Comparison With CBO’s Analysis of the 2005–2010 Period
Some of the differences between federal and private-sector compensation have changed since CBO’s previous analysis of the issue, which covered the years from 2005 to 2010. For instance, the average total compensation of federal workers without a bachelor’s degree exceeded that of their counterparts in the private sector by more between 2011 and 2015 than between 2005 and 2010. Conversely, relative to their private-sector counterparts, federal workers with a master’s degree received less average total compensation during the 2011–2015 period than during the 2005–2010 period. The differences in total compensation by educational attainment changed because wages grew more quickly among less educated workers in the federal government than they did among workers in the private sector and because CBO adjusted its approach to determining who is a federal employee. (Except for that adjustment, both analyses used broadly similar approaches.)

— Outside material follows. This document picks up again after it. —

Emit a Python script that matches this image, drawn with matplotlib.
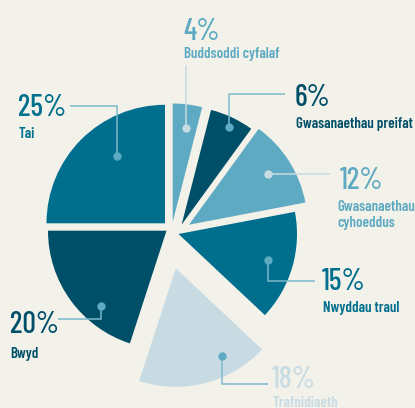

Two significant policy changes have affected federal wages since 2010. First, lawmakers eliminated across-the-board salary increases for federal employees from 2011 to 2013, limiting the total increase from 2010 through 2015 to 2 percent. In contrast, salaries increased by about 10 percent in the private sector over the 2010–2015 period. However, in addition to the across-the-board increase of 2 percent, average federal hourly wages were boosted by a decrease in federal hiring—because recently hired federal employees typically have lower salaries than other federal employees—and by a temporary reduction in the number of hours worked by salaried federal employees.
Second, lawmakers increased the share of wages that workers first hired after 2012 must contribute to the federal defined benefit retirement plan. That change will gradually reduce the cost to the federal government of defined benefit pensions beginning in 2017, but it does not factor into this analysis because workers hired after 2012 have not yet accumulated the five years of service needed to receive those benefits.